Nasceram dela e nenhum contra ela. As correntes revolucionárias foram
substancialmente três: a liberal, interessada em consolidar novos direitos
civis e políticos, a socialista, ambicionando estender a revolução ao campo
econômico-social, a nacionalista, sonhando com um novo tipo de elo social que
se substituísse à antiga lealdade dos súditos ao rei e acabando por encontrá-lo
na "identidade nacional", no sentimento quase animista de união
solidária fundada na unidade de raça, de língua, de cultura, de território. A
síntese das três foi resumida no lema: Liberdade-Igualdade-Fraternidade.

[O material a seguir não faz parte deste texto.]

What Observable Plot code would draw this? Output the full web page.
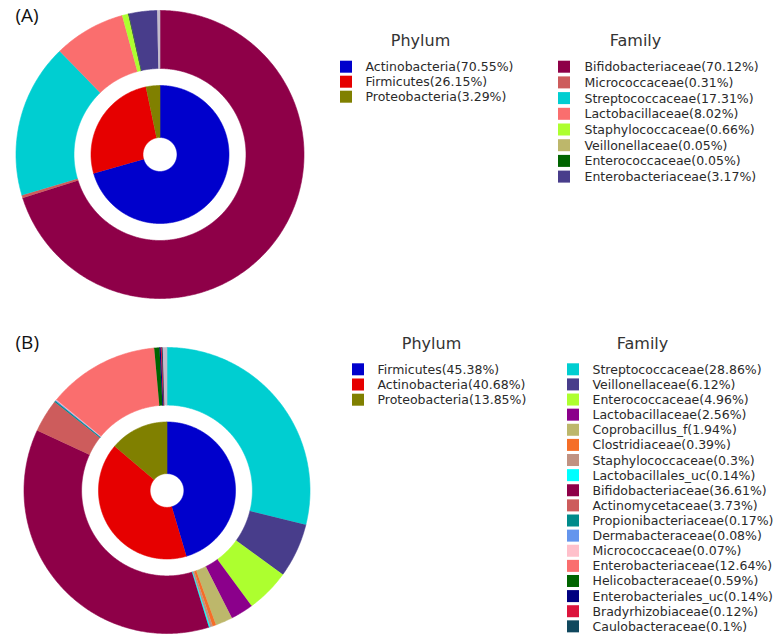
<!DOCTYPE html>
<html><head><meta charset="utf-8">
<script src="https://cdn.jsdelivr.net/npm/d3@7"></script>
<script src="https://cdn.jsdelivr.net/npm/@observablehq/plot@0.6"></script>
<style>body{margin:0;background:#fff}</style>
</head><body><div id="chart"></div>
<script>
// ---- Data ----
const panelLabels = ["(A)", "(B)"];

const phylumA = ["Actinobacteria", "Firmicutes", "Proteobacteria"];
const phylumAValues = [70.55, 26.15, 3.29];
const phylumAColors = ["#0000cc", "#e60000", "#808000"];

const familyA = ["Bifidobacteriaceae", "Micrococcaceae", "Streptococcaceae", "Lactobacillaceae", "Staphylococcaceae", "Veillonellaceae", "Enterococcaceae", "Enterobacteriaceae"];
const familyAValues = [70.12, 0.31, 17.31, 8.02, 0.66, 0.05, 0.05, 3.17];
const familyAColors = ["#8e0048", "#cd5c5c", "#00ced1", "#fa6e6e", "#adff2f", "#bdb76b", "#006400", "#483d8b"];

const phylumB = ["Firmicutes", "Actinobacteria", "Proteobacteria"];
const phylumBValues = [45.38, 40.68, 13.85];
const phylumBColors = ["#0000cc", "#e60000", "#808000"];

const familyB = ["Streptococcaceae", "Veillonellaceae", "Enterococcaceae", "Lactobacillaceae", "Coprobacillus_f", "Clostridiaceae", "Staphylococcaceae", "Lactobacillales_uc", "Bifidobacteriaceae", "Actinomycetaceae", "Propionibacteriaceae", "Dermabacteraceae", "Micrococcaceae", "Enterobacteriaceae", "Helicobacteraceae", "Enterobacteriales_uc", "Bradyrhizobiaceae", "Caulobacteraceae"];
const familyBValues = [28.86, 6.12, 4.96, 2.56, 1.94, 0.39, 0.3, 0.14, 36.61, 3.73, 0.17, 0.08, 0.07, 12.64, 0.59, 0.14, 0.12, 0.1];
const familyBColors = ["#00ced1", "#483d8b", "#adff2f", "#8b008b", "#bdb76b", "#f56e28", "#c09282", "#00ffff", "#8e0048", "#cd5c5c", "#008b8b", "#6495ed", "#ffc0cb", "#fa6e6e", "#006400", "#000080", "#dc143c", "#10485e"];

const remainderColor = "#c4bccc";

// ---- Layout ----
const W = 782, H = 643;
const panels = [
  {label: panelLabels[0], lx: 15, ly: 15, cx: 159.5, cy: 154, R: 144,
   inner: {names: phylumA, values: phylumAValues, colors: phylumAColors},
   outer: {names: familyA, values: familyAValues, colors: familyAColors},
   legP: {tx: 420, ty: 40, sx: 340, x: 365, y0: 66.7, dy: 15},
   legF: {tx: 635, ty: 40, sx: 558, x: 584, y0: 66.7, dy: 15.7}},
  {label: panelLabels[1], lx: 15, ly: 342, cx: 166.5, cy: 490, R: 143,
   inner: {names: phylumB, values: phylumBValues, colors: phylumBColors},
   outer: {names: familyB, values: familyBValues, colors: familyBColors},
   legP: {tx: 431, ty: 343, sx: 352, x: 377, y0: 369.3, dy: 15.2},
   legF: {tx: 642, ty: 343, sx: 567, x: 592, y0: 369.3, dy: 15.12}}
];

function ringPolys(group, cx, cy, r0, r1, withRest, tag) {
  const items = group.values.map((v, i) => ({v, c: group.colors[i], n: group.names[i]}));
  const sum = d3.sum(group.values);
  if (withRest && 100 - sum > 0.01) items.push({v: 100 - sum, c: remainderColor, n: "rest"});
  const arcs = d3.pie().sort(null).value(d => d.v)(items);
  const pts = [];
  arcs.forEach((a, i) => {
    const id = tag + "-" + i;
    const n = Math.max(2, Math.ceil((a.endAngle - a.startAngle) / (Math.PI / 360)) + 1);
    for (let k = 0; k < n; k++) {
      const t = a.startAngle + (a.endAngle - a.startAngle) * k / (n - 1);
      pts.push({id, c: a.data.c, x: cx + r1 * Math.sin(t), y: cy - r1 * Math.cos(t)});
    }
    for (let k = n - 1; k >= 0; k--) {
      const t = a.startAngle + (a.endAngle - a.startAngle) * k / (n - 1);
      pts.push({id, c: a.data.c, x: cx + r0 * Math.sin(t), y: cy - r0 * Math.cos(t)});
    }
  });
  return pts;
}

const polys = [];
const legendRows = [];
const titles = [];
const labels = [];
panels.forEach((p, pi) => {
  const s = p.R / 144;
  polys.push(...ringPolys(p.outer, p.cx, p.cy, 86 * s, p.R, true, "o" + pi));
  polys.push(...ringPolys(p.inner, p.cx, p.cy, 17 * s, 69 * s, false, "i" + pi));
  labels.push({x: p.lx, y: p.ly, t: p.label});
  titles.push({x: p.legP.tx, y: p.legP.ty, t: "Phylum"});
  titles.push({x: p.legF.tx, y: p.legF.ty, t: "Family"});
  [[p.inner, p.legP], [p.outer, p.legF]].forEach(([g, L]) => {
    g.names.forEach((name, i) => {
      legendRows.push({sx: L.sx, x: L.x, y: L.y0 + i * L.dy, c: g.colors[i], t: `${name}(${g.values[i]}%)`});
    });
  });
});

const chart = Plot.plot({
  width: W, height: H, margin: 0,
  x: {domain: [0, W], range: [0, W], axis: null},
  y: {domain: [0, H], range: [0, H], axis: null},
  color: {type: "identity"},
  marks: [
    Plot.line(polys, {x: "x", y: "y", z: "id", fill: "c", stroke: "c", strokeWidth: 0.6, curve: "linear"}),
    Plot.rect(legendRows, {x1: d => d.sx, x2: d => d.sx + 12, y1: d => d.y - 6, y2: d => d.y + 6, fill: "c"}),
    Plot.text(legendRows, {x: "x", y: "y", text: "t", textAnchor: "start", fontSize: 12.5, fontFamily: "DejaVu Sans", fill: "#2a2a2a"}),
    Plot.text(titles, {x: "x", y: "y", text: "t", textAnchor: "middle", fontSize: 16, fontFamily: "DejaVu Sans", fill: "#333"}),
    Plot.text(labels, {x: "x", y: "y", text: "t", textAnchor: "start", fontSize: 19, fontFamily: "Open Sans", fill: "#111"})
  ]
});
document.getElementById("chart").appendChild(chart);
</script>
</body></html>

A conjuração igualitarista de
Babeuf e seu esmagamento marcaram a ruptura entre os dois primeiros ideais,
anunciando duzentos anos de competição entre revolução capitalista e revolução
comunista. Que cada uma acuse a outra de reacionária, nada mais natural: na
disputa de poder entre os revolucionários, ganha aquele que melhor conseguir
limpar sua imagem de toda contaminação com a lembrança do "Ancien
Régime". Mas para limpar-se do passado é preciso sujá-lo, e nisto
concorrem, com criatividade transbordante, os propagandistas dos dois lados: as
terras da Igreja, garantia de subsistência dos pobres, tornam-se
retroativamente hedionda exploração feudal; a prosperidade geral francesa,
causa imediata da ascensão social dos burgueses, torna-se o mito da miséria
crescente que teria produzido a insurreição dos pobres; a expoliação dos
pequenos proprietários pela nova classe de burocratas que se substituíra às
administrações locais (e que aderiu em massa à revolução) se torna um crime dos
senhores feudais. A imagem popular da Revolução ainda é amplamente baseada
nessas mentiras grossas, para cuja credibilidade contribuiu o fato de que
fossem apregoadas simultaneamente por dois partidos inimigos.
A terceira facção,
nacionalista, passa a encarnar quase monopolisticamente o espírito
revolucionário na fase da luta pelas independências nacionais e coloniais (o
Brasil nasceu disso). A parceria com as outras duas transforma-se, aos poucos,
em concorrência e hostilidade abertas, incentivadas, aqui e ali, pelas alianças
ocasionais entre os revolucionários nacionalistas e os monarcas locais
destronados pelo império napoleônico.
Pelo fim do século XIX, as
revoluções liberais tinham acabado, os regimes liberais entravam na fase de
modernização pacífica. O liberalismo triunfante podia agora reabsorver valores
religiosos e morais sobreviventes do antigo regime, tornados inofensivos pela
supressão de suas bases sociais e econômicas. Ele já não se incomodava de
personificar a "direita" aos olhos das duas concorrentes
revolucionárias, rebatizadas "comunismo soviético" e
"nazifascismo". Assim começou a luta de morte entre a revolução
socialista e a revolução nacionalista, cada uma acusando a outra de
cumplicidade com a "reação" liberal.
Essa é a história. O leitor
está livre para tentar orientar-se entre os dados, sempre complexos e ambíguos,
da realidade histórica, ou para optar pelas simplificações mutiladoras. A
primeira opção fará dele um chato, um perverso, um autoritário, sempre a exigir
que as opiniões, essas esvoaçantes criaturas da liberdade humana, sejam atadas
com correntes de chumbo ao chão cinzento dos fatos. A segunda opção terá a
vantagem de torná-lo uma pessoa simpática e comunicativa, bem aceita como igual
na comunidade tagarela e saltitante dos símios acadêmicos.